Sunday, September 1, 2013

Crossing Red Lines

"Do you know what swishing is?"-- Oprah Winfrey, shadow empress

The Sand Pebbles arguably belongs to Richard Crenna as an American military officer willing to sacrifice himself for the absurd might is right principle unless the State Department swallows cowardice in the face of being overrun by a half billion righteously enraged Asians; it is both an usually interesting film for its time and place, and chock full of the usual stereotypes we already know and field with familiarity. The Caucasian heat for the exotic, Caucasian guilt for denigration, which in this case is justified, because the Western powers had no business carving up imperial China in the first place, just as in contemporary terms, the Mandarin cyber dragnet has no business making Arthur O. Sulzberger an enemy of state, and yet, it is also a rare piece of entertainment that deals with real historical policy that was morally problematic.

Real time dysentery, though not really, slowing me to the silence is golden cliche, with the additional adduce of moisture saturated air, you would tend to think that a woman of 42 would not hire a girl with a newborn strangled by the umbilical cord at birth emblazoned as a decal on a T-shirt, but dealing with Ingrid Bunton was just as much, if not more, an abusive experience as the woman who threw herself at me. Ingrid turned me into a laughing stock, got sexually involved with a security guard who banged on my door after she had obviously impregnated herself again. I am a seducer. Ingrid is the type of sexually dysfunctional female who usually winds up battered if not murdered, and even the young woman I hired back after I fired Miss Bunton in the baby bump phase said, "There is something wrong with that girl."
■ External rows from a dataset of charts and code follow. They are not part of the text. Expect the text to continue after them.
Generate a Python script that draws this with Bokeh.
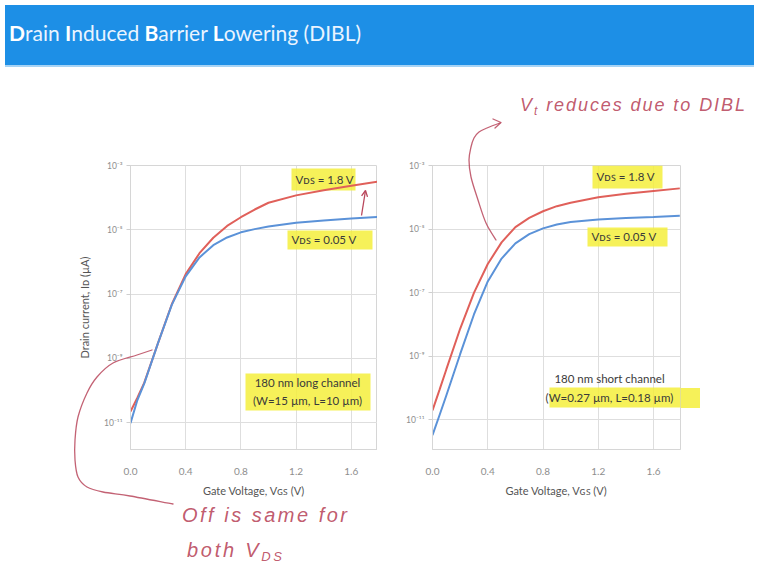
from bokeh.plotting import figure
from bokeh.models import (Range1d, FixedTicker, CustomJSTickFormatter, PrintfTickFormatter,
                          Label, BoxAnnotation, Arrow, OpenHead, Div)
from bokeh.layouts import column, row
from bokeh.embed import file_html
from bokeh.resources import INLINE

# ---------------- data (log10 of drain current) ----------------
vgs = [0.0, 0.05, 0.1, 0.2, 0.3, 0.4, 0.5, 0.6, 0.7, 0.8, 0.9, 1.0, 1.2, 1.4, 1.6, 1.79]
long_vds18 = [-10.66, -10.23, -9.76, -8.52, -7.31, -6.38, -5.73, -5.25, -4.88, -4.61, -4.37, -4.16, -3.93, -3.77, -3.63, -3.50]
long_vds005 = [-11.02, -10.30, -9.78, -8.52, -7.33, -6.45, -5.86, -5.48, -5.24, -5.08, -4.98, -4.90, -4.78, -4.71, -4.65, -4.60]
short_vds18 = [-10.71, -10.07, -9.42, -8.14, -7.01, -6.10, -5.42, -4.94, -4.65, -4.44, -4.28, -4.17, -4.00, -3.89, -3.80, -3.72]
short_vds005 = [-11.49, -10.87, -10.24, -8.94, -7.69, -6.65, -5.93, -5.45, -5.16, -4.98, -4.86, -4.78, -4.70, -4.65, -4.62, -4.58]

x_ticks = [0.0, 0.4, 0.8, 1.2, 1.6]
y_ticks = [1e-11, 1e-9, 1e-7, 1e-5, 1e-3]

RED = "#e0605a"
BLUE = "#5b92d8"
INK = "#b9475c"
HL = "#f4ee3c"
TXT = "#3a3a3a"
FONT = "Lato"

sup_code = """
const m = {'-':'\u207b','0':'\u2070','1':'\u00b9','2':'\u00b2','3':'\u00b3','4':'\u2074',
           '5':'\u2075','6':'\u2076','7':'\u2077','8':'\u2078','9':'\u2079'};
const e = Math.round(Math.log10(tick));
return '10' + String(e).split('').map(c => m[c]).join('');
"""


def make_fig(width, height, bl, br, bt, bb, xmax, ymin_log, ylabel):
    p = figure(width=width, height=height, x_range=Range1d(0, xmax),
               y_range=Range1d(10 ** ymin_log, 1e-3), y_axis_type="log",
               output_backend="svg", toolbar_location=None,
               min_border_left=bl, min_border_right=br, min_border_top=bt, min_border_bottom=bb)
    p.title.visible = False
    p.outline_line_color = "#d6d6d6"
    p.background_fill_color = "white"
    p.border_fill_color = "white"
    p.xaxis.ticker = FixedTicker(ticks=x_ticks, minor_ticks=[])
    p.xaxis.formatter = PrintfTickFormatter(format="%.1f")
    p.yaxis.ticker = FixedTicker(ticks=y_ticks, minor_ticks=[])
    p.yaxis.formatter = CustomJSTickFormatter(code=sup_code)
    p.xgrid.ticker = FixedTicker(ticks=x_ticks, minor_ticks=[])
    p.ygrid.ticker = FixedTicker(ticks=y_ticks, minor_ticks=[])
    p.grid.grid_line_color = "#dedede"
    for ax in (p.xaxis, p.yaxis):
        ax.axis_line_color = "#d6d6d6"
        ax.minor_tick_line_color = None
        ax.major_label_text_color = "#8e8e8e"
        ax.major_label_text_font = FONT
        ax.axis_label_text_font = FONT
        ax.axis_label_text_font_style = "normal"
        ax.axis_label_text_color = "#555555"
        ax.axis_label_text_font_size = "11px"
    p.xaxis.major_tick_line_color = None
    p.xaxis.major_label_standoff = 12
    p.xaxis.major_label_text_font_size = "10px"
    p.xaxis.axis_label = "Gate Voltage, V\u0262\ua731 (V)"
    p.xaxis.axis_label_standoff = 6
    p.yaxis.major_tick_line_color = "#cfcfcf"
    p.yaxis.major_tick_out = 4
    p.yaxis.major_tick_in = 0
    p.yaxis.major_label_standoff = 4
    p.yaxis.major_label_text_font_size = "8.5px"
    if ylabel:
        p.yaxis.axis_label = ylabel
        p.yaxis.axis_label_standoff = 10
    return p


# page geometry: title bar 62px high, then two figures 493px high
left = make_fig(377, 493, 130, 0, 93, 116, 1.79, -11.84, "Drain current, I\u1d05 (\u00b5A)")
right = make_fig(372, 493, 55, 69, 93, 113, 1.795, -11.94, None)

left.line(vgs, [10 ** v for v in long_vds18], line_color=RED, line_width=2)
left.line(vgs, [10 ** v for v in long_vds005], line_color=BLUE, line_width=2)
right.line(vgs, [10 ** v for v in short_vds18], line_color=RED, line_width=2)
right.line(vgs, [10 ** v for v in short_vds005], line_color=BLUE, line_width=2)

# frame origins in picture coordinates (left, bottom)
FRAMES = {id(left): (131, 447), id(right): (433, 450)}


def sx(p, x):
    return x - FRAMES[id(p)][0]


def sy(p, y):
    return FRAMES[id(p)][1] - y


def hl(p, x0, x1, y0, y1):
    p.add_layout(BoxAnnotation(left=sx(p, x0), right=sx(p, x1), top=sy(p, y0), bottom=sy(p, y1),
                               left_units="screen", right_units="screen", top_units="screen",
                               bottom_units="screen", fill_color=HL, fill_alpha=0.85,
                               line_color=None, level="underlay"))


def txt(p, x, y, s, size="11.5px", align="left"):
    p.add_layout(Label(x=sx(p, x), y=sy(p, y), x_units="screen", y_units="screen", text=s,
                       text_align=align, text_baseline="middle", text_font_size=size,
                       text_color=TXT, text_font=FONT))


# ---------------- in-plot labels ----------------
hl(left, 292, 356, 166, 188)
txt(left, 296, 177, "V\u1d05\ua731 = 1.8 V")
hl(left, 288, 373, 228, 247)
txt(left, 292, 237, "V\u1d05\ua731 = 0.05 V")
hl(left, 246, 371, 371, 408)
txt(left, 308, 380, "180 nm long channel", align="center")
txt(left, 308, 398, "(W=15 \u00b5m, L=10 \u00b5m)", align="center")
left.add_layout(Arrow(x_start=sx(left, 362), y_start=sy(left, 213), x_end=sx(left, 366),
                      y_end=sy(left, 188), start_units="screen", end_units="screen",
                      end=OpenHead(size=6, line_color=INK, line_width=1.3),
                      line_color=INK, line_width=1.3))

hl(right, 593, 663, 166, 189)
txt(right, 597, 177, "V\u1d05\ua731 = 1.8 V")
hl(right, 588, 668, 228, 247)
txt(right, 592, 237, "V\u1d05\ua731 = 0.05 V")
hl(right, 550, 700, 388, 408)
txt(right, 610, 379, "180 nm short channel", align="center")
txt(right, 610, 398, "(W=0.27 \u00b5m, L=0.18 \u00b5m)", align="center")

# ---------------- hand-written ink overlay (picture coordinates) ----------------
OX, OY = 5, 5


def smooth_path(pts):
    q = [(x - OX, y - OY) for x, y in pts]
    d = "M%.1f,%.1f" % q[0]
    for i in range(len(q) - 1):
        p0 = q[i - 1] if i > 0 else q[i]
        p1, p2 = q[i], q[i + 1]
        p3 = q[i + 2] if i + 2 < len(q) else q[i + 1]
        c1 = (p1[0] + (p2[0] - p0[0]) / 6, p1[1] + (p2[1] - p0[1]) / 6)
        c2 = (p2[0] - (p3[0] - p1[0]) / 6, p2[1] - (p3[1] - p1[1]) / 6)
        d += " C%.1f,%.1f %.1f,%.1f %.1f,%.1f" % (c1 + c2 + p2)
    return d


ink_left = [(152, 350), (137, 355), (113, 363), (97, 377), (87, 393), (78, 417), (75, 440),
            (75, 460), (78, 477), (87, 487), (103, 492), (130, 496), (173, 504)]
ink_right = [(496, 240), (486, 223), (478, 200), (471, 177), (469, 160), (471, 147), (474, 138),
             (479, 132), (487, 128), (500, 123)]
head_right = [(493, 119), (501, 122.5), (495, 128)]


def t(x, y, body, width, size):
    return ('<text x="%.1f" y="%.1f" textLength="%d" lengthAdjust="spacing" '
            'font-family="DejaVu Serif" font-style="italic" font-size="%d" fill="%s" '
            'fill-opacity="0.9">%s</text>'
            % (x - OX, y - OY, width, size, INK, body))


svg = (
    '<svg xmlns="http://www.w3.org/2000/svg" width="749" height="555" '
    'style="position:absolute;left:0;top:0;overflow:visible">'
    '<rect x="%d" y="%d" width="19" height="20" fill="%s" fill-opacity="0.85"/>' % (681 - OX, 388 - OY, HL)
    + '<g fill="none" stroke="%s" stroke-width="1.3" stroke-linecap="round" stroke-linejoin="round" '
      'stroke-opacity="0.85">' % INK
    + '<path d="%s"/>' % smooth_path(ink_left)
    + '<path d="%s"/>' % smooth_path(ink_right)
    + '<polyline points="%s"/>' % " ".join("%.1f,%.1f" % (x - OX, y - OY) for x, y in head_right)
    + '</g>'
    + t(182, 522, 'Off is same for', 165, 20)
    + t(187, 557, 'both V<tspan font-size="13" dy="4">DS</tspan>', 95, 20)
    + t(520, 111, 'V<tspan font-size="12" dy="4">t</tspan><tspan dy="-4"> reduces due to DIBL</tspan>',
        225, 18)
    + '</svg>'
)

overlay = Div(text=svg, width=749, height=555,
              styles={"position": "absolute", "left": "0px", "top": "0px", "z-index": "10",
                      "pointer-events": "none"})

title = Div(text=(
    '<div style="width:749px;height:62px;box-sizing:border-box;background:#1d8fe6;'
    'border-bottom:2px solid #a6d3f5;color:#eaf4ff;font-family:Lato,sans-serif;font-size:21px;'
    'line-height:56px;padding-left:4px;white-space:nowrap;">'
    '<b style="color:#ffffff">D</b>rain <b style="color:#ffffff">I</b>nduced '
    '<b style="color:#ffffff">B</b>arrier <b style="color:#ffffff">L</b>owering (DIBL)</div>'),
    width=749, height=62)

page = column(title, row(left, right), overlay)

with open("out.html", "w") as f:
    f.write(file_html(page, INLINE, title="DIBL"))
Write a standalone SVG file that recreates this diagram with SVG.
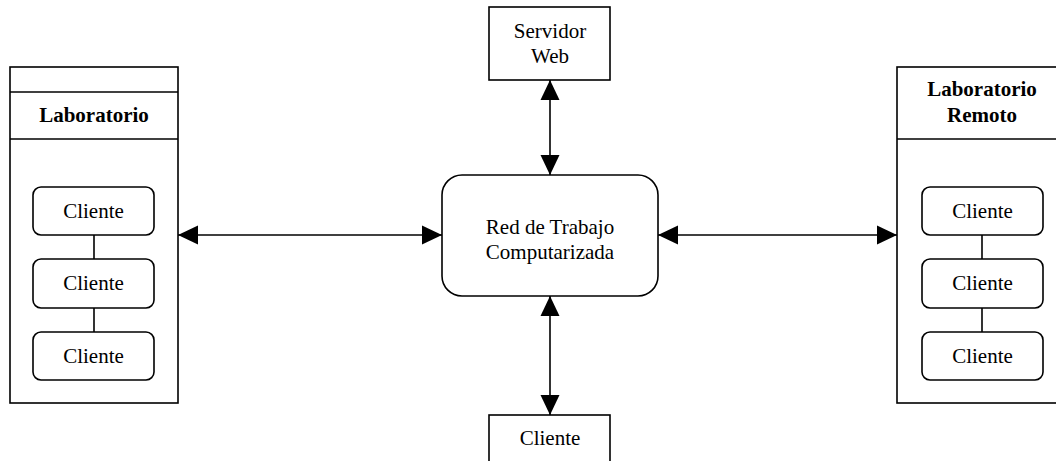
<svg xmlns="http://www.w3.org/2000/svg" width="1056" height="461" viewBox="0 0 1056 461">
  <style>
    .box { fill: #ffffff; stroke: #000000; stroke-width: 1.6; }
    .rule { stroke: #000000; stroke-width: 1.6; fill: none; }
    .link { stroke: #000000; stroke-width: 1.6; fill: none; }
    .txt { font-family: "Liberation Serif", "Times New Roman", serif; font-size: 21px; fill: #000000; text-anchor: middle; }
    .bold { font-weight: bold; }
  </style>
  <defs>
    <marker id="arrow" viewBox="0 0 20 20" refX="20" refY="10" markerWidth="20" markerHeight="20" markerUnits="userSpaceOnUse" orient="auto-start-reverse">
      <path d="M0,0.5 L20,10 L0,19.5 z" fill="#000000"/>
    </marker>
  </defs>

  <rect width="1056" height="461" fill="#ffffff"/>

  <!-- Left laboratory container -->
  <g id="laboratorio">
    <rect class="box" x="10" y="67" width="168" height="336"/>
    <line class="rule" x1="10" y1="92" x2="178" y2="92"/>
    <line class="rule" x1="10" y1="139" x2="178" y2="139"/>
    <text class="txt bold" x="94" y="122">Laboratorio</text>
  </g>
  <g id="lab-cliente-1">
    <rect class="box" x="33" y="187" width="121" height="48" rx="8"/>
    <text class="txt" x="93.5" y="218">Cliente</text>
  </g>
  <g id="lab-cliente-2">
    <rect class="box" x="33" y="259" width="121" height="49" rx="8"/>
    <text class="txt" x="93.5" y="290">Cliente</text>
  </g>
  <g id="lab-cliente-3">
    <rect class="box" x="33" y="332" width="121" height="48" rx="8"/>
    <text class="txt" x="93.5" y="363">Cliente</text>
  </g>

  <!-- Remote laboratory container -->
  <g id="laboratorio-remoto">
    <rect class="box" x="897" y="67" width="168" height="336"/>
    <line class="rule" x1="897" y1="139" x2="1065" y2="139"/>
    <text class="txt bold" x="982" y="96">Laboratorio</text>
    <text class="txt bold" x="982" y="122">Remoto</text>
  </g>
  <g id="remoto-cliente-1">
    <rect class="box" x="922" y="187" width="121" height="48" rx="8"/>
    <text class="txt" x="982.5" y="218">Cliente</text>
  </g>
  <g id="remoto-cliente-2">
    <rect class="box" x="922" y="259" width="121" height="49" rx="8"/>
    <text class="txt" x="982.5" y="290">Cliente</text>
  </g>
  <g id="remoto-cliente-3">
    <rect class="box" x="922" y="332" width="121" height="48" rx="8"/>
    <text class="txt" x="982.5" y="363">Cliente</text>
  </g>

  <!-- Central nodes -->
  <g id="servidor-web">
    <rect class="box" x="489" y="7" width="121" height="73"/>
    <text class="txt" x="550" y="38">Servidor</text>
    <text class="txt" x="550" y="63">Web</text>
  </g>
  <g id="red-de-trabajo">
    <rect class="box" x="442" y="175" width="216" height="121" rx="20"/>
    <text class="txt" x="550" y="234">Red de Trabajo</text>
    <text class="txt" x="550" y="259">Computarizada</text>
  </g>
  <g id="cliente-externo">
    <rect class="box" x="489" y="415" width="121" height="60"/>
    <text class="txt" x="550" y="445">Cliente</text>
  </g>

  <!-- Connectors -->
  <g id="connectors">
    <line class="link" x1="94" y1="235" x2="94" y2="259"/>
    <line class="link" x1="94" y1="308" x2="94" y2="332"/>
    <line class="link" x1="982" y1="235" x2="982" y2="259"/>
    <line class="link" x1="982" y1="308" x2="982" y2="332"/>
    <line class="link" x1="178" y1="235" x2="442" y2="235" marker-start="url(#arrow)" marker-end="url(#arrow)"/>
    <line class="link" x1="658" y1="235" x2="897" y2="235" marker-start="url(#arrow)" marker-end="url(#arrow)"/>
    <line class="link" x1="550" y1="80" x2="550" y2="175" marker-start="url(#arrow)" marker-end="url(#arrow)"/>
    <line class="link" x1="550" y1="296" x2="550" y2="415" marker-start="url(#arrow)" marker-end="url(#arrow)"/>
  </g>
</svg>
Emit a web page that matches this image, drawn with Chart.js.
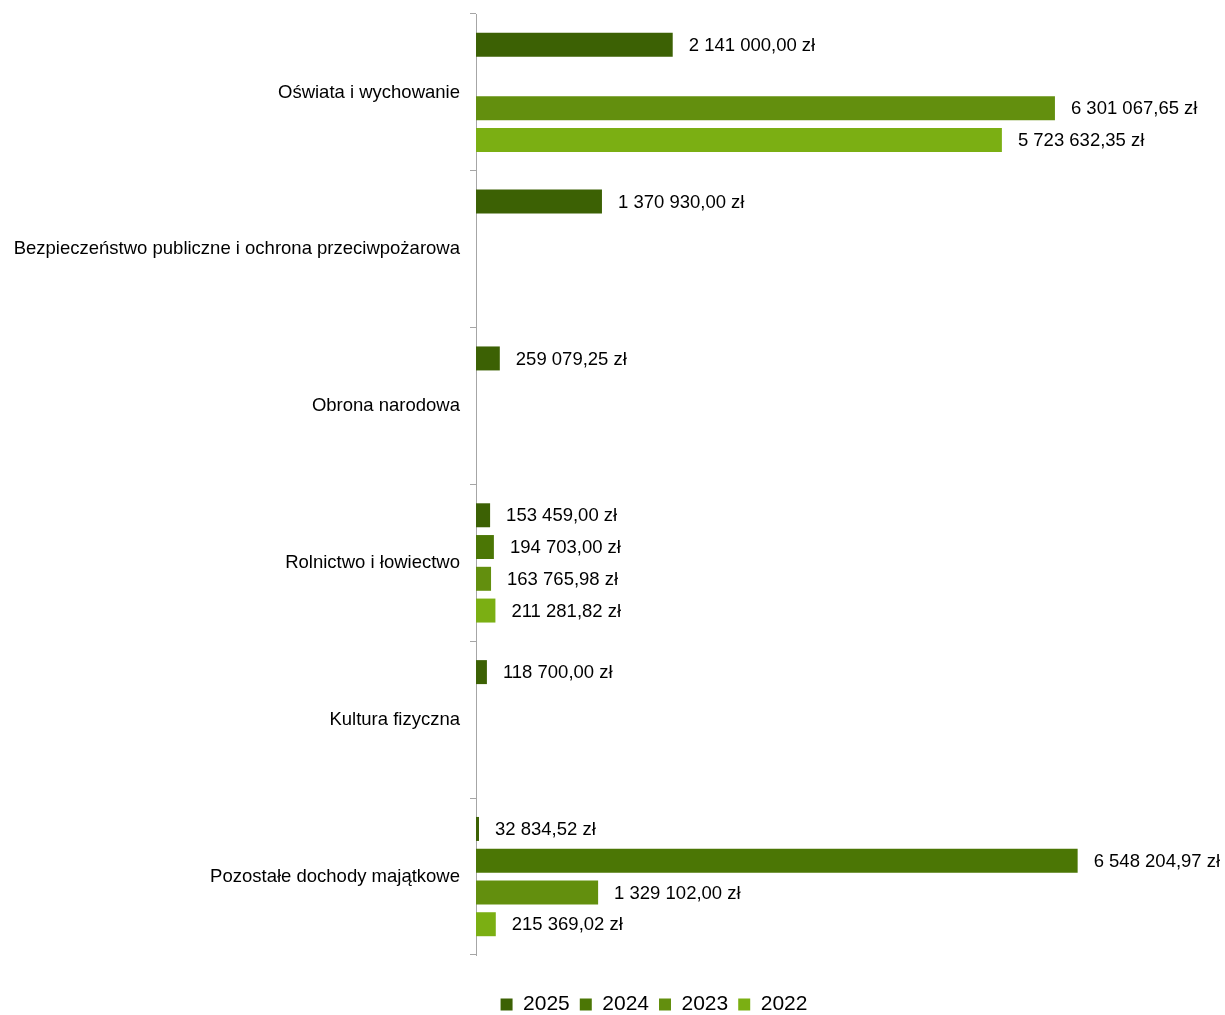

The only apartment manager who treated me with dignity had to get involved, invoking the obvious fact that Riverside was not The Love Boat. It would be amusing and it is, in its own way, funny, the lack of control that urban loose legs exhibit, except that it isn't. Opening the door to Ingrid's psyche offers a horrible travesty of silent minorities, the discarded, who are exploited in fairly bestial fashion on a daily basis and have to live with it, and this is the vomit that federally mandated disability centers catapult on the wall like a food fight with mashed potatoes. They do not care about it either in the lowest common denominator. What's a few thousand coolies here or there, after all? As fantastic as high camp, or wearing the dead on our sleeves.